Colt, Henry's, Spencer's, Sharp's...

‘Gunsmoke and Saddle Leather’


By Allen M. Jones, 1-03-06

 
 

It ain’t necessarily an easy gig, writing western history. There’s just so much cultural freight behind the genre, so much expectation. Unless you’re Bernard de Voto, how do you make an appeal to the general market without losing the respect of your peers? Unless you’re Wallace Stegner, how do you indulge the professorial without seeing your subject turn bland as Ovaltine? Charles G. Worman’s new coffee table book Gunsmoke and Saddle Leather: Firearms in the Nineteenth-Century American West (University of New Mexico Press, $55) goes a long way toward striking that difficult balance between authenticity and amusement, elbowing its way onto the short list of entertaining texts that nevertheless manage to make some contribution to their disciplines.

Seventeen chapters and 522 pages, heavy as a gym plate and thick as a cheap couch cushion, there’s no curling up in bed with this sumbitch. No, Gunsmoke is meant to be browsed, read randomly while you’re hunched over your knees in the stacks, flipped through in the search for a familiar, faded face (Calamity Jane, “with a Stevens pocket rifle with detachable skeleton stock.") or guns associated with famous names (“This Burgess [a 12 gauge folding shotgun] passed to Pat Garrett, famed as Billy the Kid’s killer, who served as US customs collector in El Paso...Garrett had this gun with him when in 1908 he was gunned down by one of his tenants...") Despite the imposing size, the book is an easy way to kill an afternoon, a heavy hodgepodge of distracting tidbits. About the development of repeating rifles, for instance, Worman writes, “Manufacture of the Henry repeater ceased in 1866, shortly before the demise of the Spencer. Oliver Winchester and his associates recognized the need for improvement in the Henry’s magazine design. The solution was patented in May 1866 by Nelson King, a spring-tempered loading gate set in the right side of the brass frame...Loading was accomplished merely by inserting the cartridges one by one through the gate." For anyone with the least knowledge of firearms, these few sentences represent a treasure trove of learned trivia. Henry’s stopped production when? And Spencer’s? And that side loading mechanism that you remember from Uncle Earl’s old 30.06? Turns out it was an 1866 patent. For a firearms enthusiast or amateur historian, anyone with the least interest in Western history, it don’t get much better.

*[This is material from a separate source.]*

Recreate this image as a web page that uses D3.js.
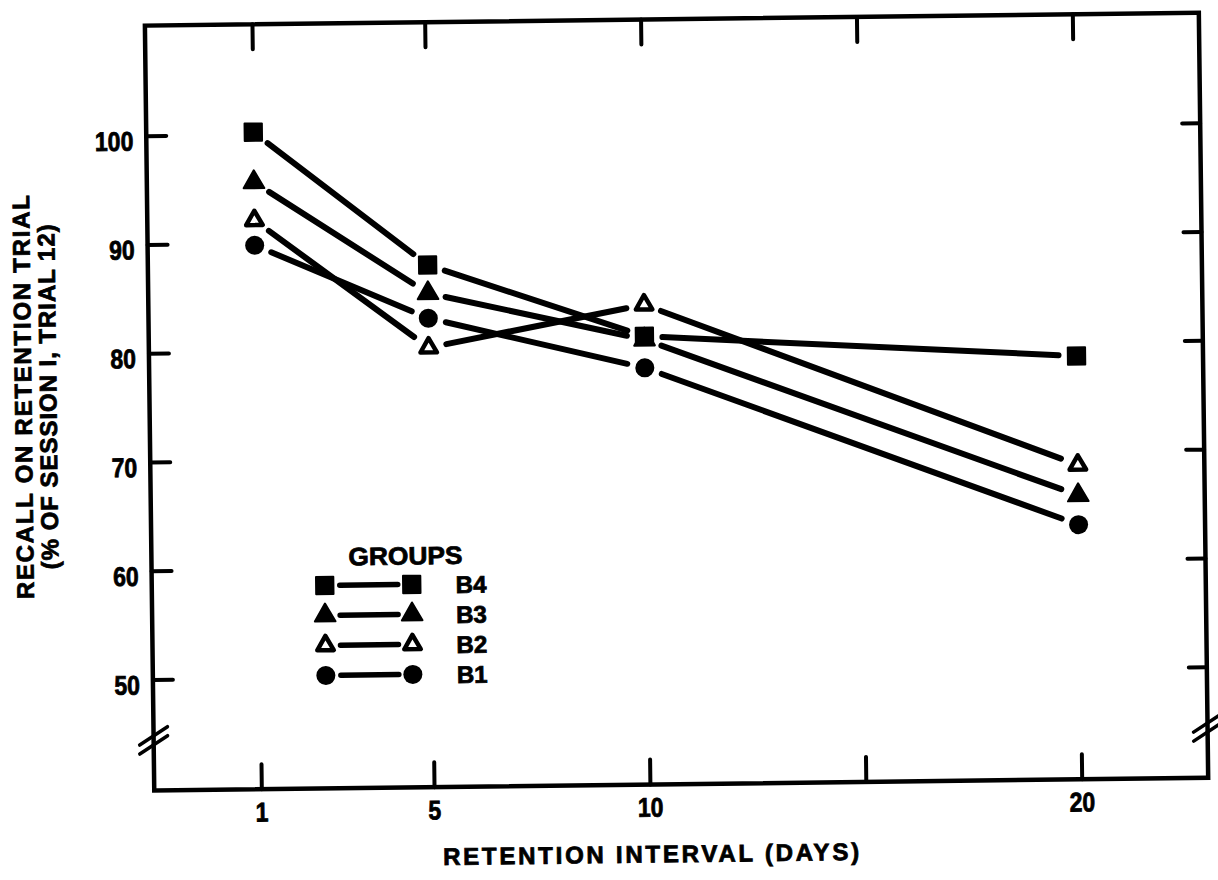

The academic value of the book arises from Worman’s considerable, nearly encyclopedic expertise, his thorough knowledge of the subject. He takes a particular delight in writing captions, explaining that the fuzzy, nearly indecipherable handgun on the hip of a drover is not only being carried butt forward, but it’s a Colt Model 1878; that the interior of a cow puncher’s bunk shows us a Winchester Model 1873 rifle, a double-barrel shotgun and a holstered Colt Model 1878 revolver. “A pair of hand weights on the floor beside the boots indicates the owner must have been health conscious." The various chapters, while arranged in rough temporal sequence – chapter eight, “The 1860s," precedes chapter nine, “Trailing Cattle," and chapter eleven, “The Slaughter of the Bison" – nevertheless can (and perhaps should) be read as stand alone essays.

This particular arena of western history, of course, is clotted with titles, each one clamoring for its share of attention. Winchester has a book, for instance. Colt has a couple, Remington. Under their own bargain imprint, Barnes & Noble has released a whole scad of coffee table browsers (A History of Arms, etc.). But Charles G. Worman’s effort manages to stand out. A firearms specialist and, previously, the co-author of the two volume, Firearms of the American West, a retired deputy director of the National Museum of the U.S. Air Force and a Fellow of the Company of Military Historians, Worman is an able and entertaining guide, a scholar with no real agenda aside from the communication of his passion. His book is a skilled and valuable addition to a difficult genre.